DOM with HTML

Tue Jul 1 14:22:08 EDT 2003

> Hi, I need to get a sort of DOM from an HTML page that is declared as
XHTML
> but unfortunately is *not* xhtml valid.. If I try to parse it with

I use mx.Tidy in such cases, with great success.

Cheers
Franz

"Alessio Pace" <puccio_13 at yahoo.it> schrieb im Newsbeitrag
news:3GbMa.4404$FI4.118833 at tornado.fastwebnet.it...
> Hi, I need to get a sort of DOM from an HTML page that is declared as
XHTML
> but unfortunately is *not* xhtml valid.. If I try to parse it with
> xml.dom.minidom I get error with expat (as I supposed), so I was told to
> try in this way, with a "forgiving" html parser:
>
> from xml.dom.ext.reader import HtmlLib
> reader = HtmlLib.Reader()
> dom = reader.fromUri(url)       # 'url' the web page
>
> FIRST ISSUE:
> It seemed to me, reading the source code in
> $MY_PYTHON_INSTALLATION_DIR/site-packages/_xmlplus/dom/ext/reader/  ,
> that these are 4DOM APIs , so from what I know of python distributions,
they
> are extra packages, or not?
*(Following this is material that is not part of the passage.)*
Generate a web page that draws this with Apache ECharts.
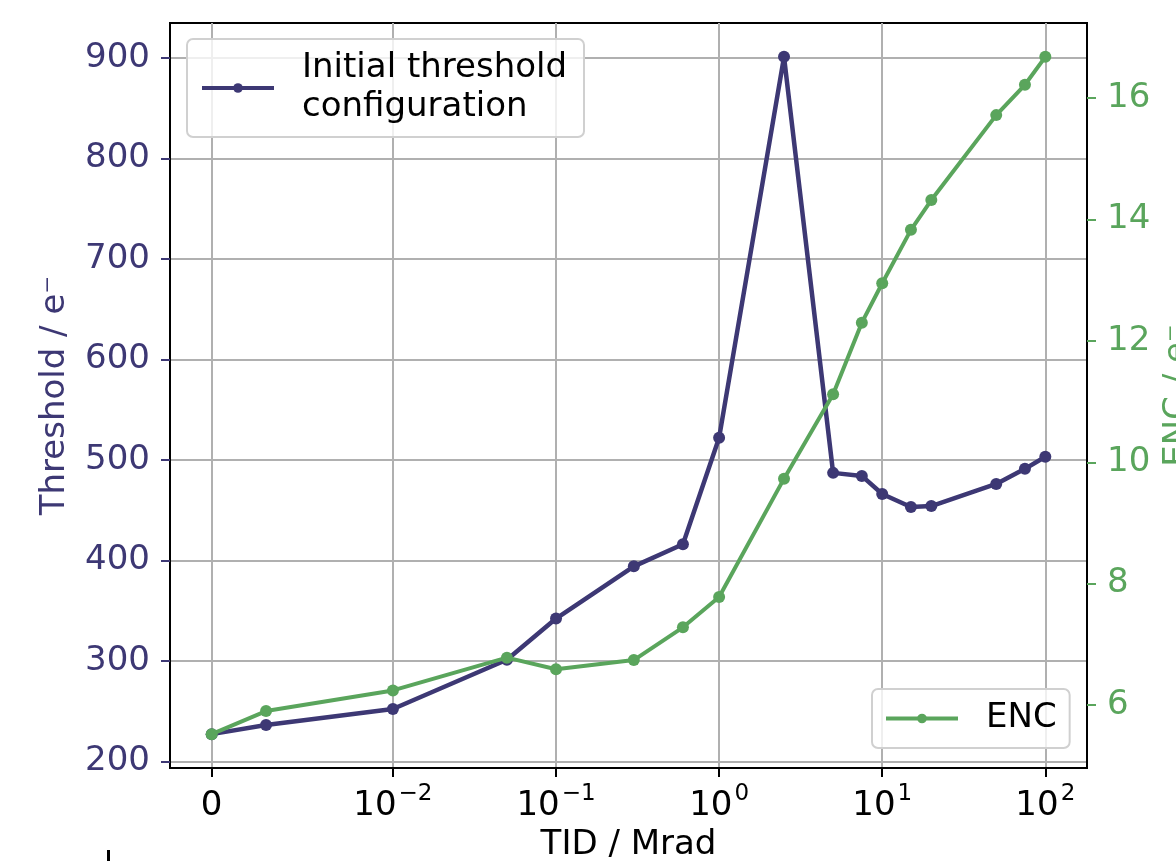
<!DOCTYPE html>
<html>
<head>
<meta charset="utf-8">
<script src="https://cdn.jsdelivr.net/npm/echarts@6/dist/echarts.min.js"></script>
<style>
  html, body { margin: 0; padding: 0; background: #fff; }
  #chart { width: 1176px; height: 861px; }
</style>
</head>
<body>
<div id="chart"></div>
<script>
// Total ionising dose steps (Mrad)
const tidMrad = [0, 0.003, 0.01, 0.05, 0.1, 0.3, 0.6, 1, 2.5, 5, 7.5, 10, 15, 20, 50, 75, 100];
// Mean threshold with the initial threshold configuration (electrons)
const thresholdE = [227, 236, 252, 301, 342, 394, 416, 522, 901, 487, 484, 466, 453, 454, 476, 491, 503];
// Equivalent noise charge (electrons)
const encE = [5.52, 5.90, 6.24, 6.78, 6.59, 6.74, 7.28, 7.78, 9.73, 11.12, 12.30, 12.95, 13.83, 14.32, 15.72, 16.22, 16.68];

// Axis ticks
const xTickDose = [0, 0.01, 0.1, 1, 10, 100];
const xTickBase = ['0', '10', '10', '10', '10', '10'];
const xTickExp = ['', '\u22122', '\u22121', '0', '1', '2'];
const thresholdTicks = [200, 300, 400, 500, 600, 700, 800, 900];
const encTicks = [6, 8, 10, 12, 14, 16];

const BLUE = '#3d3874';
const GREEN = '#5aa55c';
const FONT = 'DejaVu Sans';

// Symmetric log scale: linear below 0.01 Mrad, logarithmic above
const LINTHRESH = 0.01;
const LINSCALE = 1 / (1 - 1 / 10);
function symlog(x) {
  const a = Math.abs(x);
  if (a <= LINTHRESH) return x / LINTHRESH * LINSCALE;
  return Math.sign(x) * (LINSCALE + Math.log10(a / LINTHRESH));
}

function paddedRange(vals, frac) {
  const lo = Math.min(...vals), hi = Math.max(...vals);
  const pad = (hi - lo) * frac;
  return [lo - pad, hi + pad];
}

const xPos = tidMrad.map(symlog);
const xRange = paddedRange(xPos, 0.05);
const yRange = paddedRange(thresholdE, 0.05);
const y2Range = paddedRange(encE, 0.05);
const xTickPos = xTickDose.map(symlog);

const thresholdName = 'Initial threshold\nconfiguration';

const legendBase = {
  orient: 'vertical',
  backgroundColor: 'rgba(255,255,255,0.8)',
  borderColor: '#d0d0d0', borderWidth: 2, borderRadius: 6,
  itemWidth: 72, itemHeight: 12,
  lineStyle: { width: 4 },
  textStyle: { fontSize: 34, color: '#000', lineHeight: 39, fontFamily: FONT, padding: [0, 0, 0, 23] }
};

const chart = echarts.init(document.getElementById('chart'));
chart.setOption({
  animation: false,
  backgroundColor: '#fff',
  textStyle: { fontFamily: FONT },
  grid: {
    left: 170, right: 89, top: 23, bottom: 93,
    outerBoundsMode: 'none',
    containLabel: false,
    show: true, borderColor: '#000', borderWidth: 2, backgroundColor: 'transparent'
  },
  legend: [
    Object.assign({}, legendBase, {
      data: [thresholdName],
      left: 187, top: 39,
      padding: [10, 17, 10, 13]
    }),
    Object.assign({}, legendBase, {
      data: ['ENC'],
      left: 872, top: 689,
      padding: [10, 13, 10, 12]
    })
  ],
  xAxis: {
    type: 'value',
    min: xRange[0], max: xRange[1],
    name: 'TID / Mrad',
    nameLocation: 'middle',
    nameGap: 56,
    nameTextStyle: { fontSize: 34, color: '#000', fontFamily: FONT },
    axisLine: { show: true, onZero: false, lineStyle: { color: '#000', width: 2 } },
    axisTick: { show: true, length: 9, lineStyle: { color: '#000', width: 2 }, customValues: xTickPos },
    splitLine: { show: true, lineStyle: { color: '#b0b0b0', width: 2 } },
    axisLabel: {
      customValues: xTickPos,
      margin: 15,
      formatter: function (v) {
        let k = 0, best = Infinity;
        xTickPos.forEach(function (p, i) { if (Math.abs(p - v) < best) { best = Math.abs(p - v); k = i; } });
        return xTickExp[k] ? '{b|' + xTickBase[k] + '}{s|' + xTickExp[k] + '}' : '{b|' + xTickBase[k] + '}';
      },
      rich: {
        b: { fontSize: 34, lineHeight: 40, verticalAlign: 'bottom', color: '#000', fontFamily: FONT },
        s: { fontSize: 23, lineHeight: 23, verticalAlign: 'top', color: '#000', fontFamily: FONT, padding: [0, 0, 0, 2] }
      }
    }
  },
  yAxis: [
    {
      type: 'value',
      position: 'left',
      min: yRange[0], max: yRange[1],
      name: 'Threshold / e\u207B',
      nameLocation: 'middle',
      nameRotate: 90,
      nameGap: 98,
      nameTextStyle: { fontSize: 34, color: BLUE, fontFamily: FONT },
      axisLine: { show: true, onZero: false, lineStyle: { color: '#000', width: 2 } },
      axisTick: { show: true, length: 9, lineStyle: { color: BLUE, width: 2 }, customValues: thresholdTicks },
      splitLine: { show: true, lineStyle: { color: '#b0b0b0', width: 2 } },
      axisLabel: { customValues: thresholdTicks, margin: 20, fontSize: 34, color: BLUE, fontFamily: FONT }
    },
    {
      type: 'value',
      position: 'right',
      min: y2Range[0], max: y2Range[1],
      name: 'ENC / e\u207B',
      nameLocation: 'middle',
      nameRotate: 90,
      nameGap: 70,
      nameTextStyle: { fontSize: 34, color: GREEN, fontFamily: FONT },
      axisLine: { show: true, onZero: false, lineStyle: { color: '#000', width: 2 } },
      axisTick: { show: true, length: 9, lineStyle: { color: GREEN, width: 2 }, customValues: encTicks },
      splitLine: { show: false },
      axisLabel: { customValues: encTicks, margin: 20, fontSize: 34, color: GREEN, fontFamily: FONT }
    }
  ],
  series: [
    {
      name: thresholdName,
      type: 'line',
      yAxisIndex: 0,
      data: tidMrad.map(function (t, i) { return [xPos[i], thresholdE[i]]; }),
      symbol: 'circle', symbolSize: 12, showSymbol: true,
      lineStyle: { color: BLUE, width: 4.5 },
      itemStyle: { color: BLUE },
      z: 2
    },
    {
      name: 'ENC',
      type: 'line',
      yAxisIndex: 1,
      data: tidMrad.map(function (t, i) { return [xPos[i], encE[i]]; }),
      symbol: 'circle', symbolSize: 12, showSymbol: true,
      lineStyle: { color: GREEN, width: 4 },
      itemStyle: { color: GREEN },
      z: 3
    }
  ],
  graphic: [
    { type: 'rect', shape: { x: 107, y: 850, width: 3, height: 11 }, style: { fill: '#000' }, silent: true }
  ]
});
</script>
</body>
</html>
I would like to use *only* libs that are
> available in the python2.2 suite, not any extra.
>
> SECOND ISSUE:
> If the above libs were included in python (and so I would continue using
> them), how do I print a string representation of a (sub) tree of the DOM?
I
> tried with .toxml() as in the XML tutorial but that method does not exist
> for the FtNode objects that are involved there... Any idea??
>
> Thanks so much for who can help me
>
> --
> bye
> Alessio Pace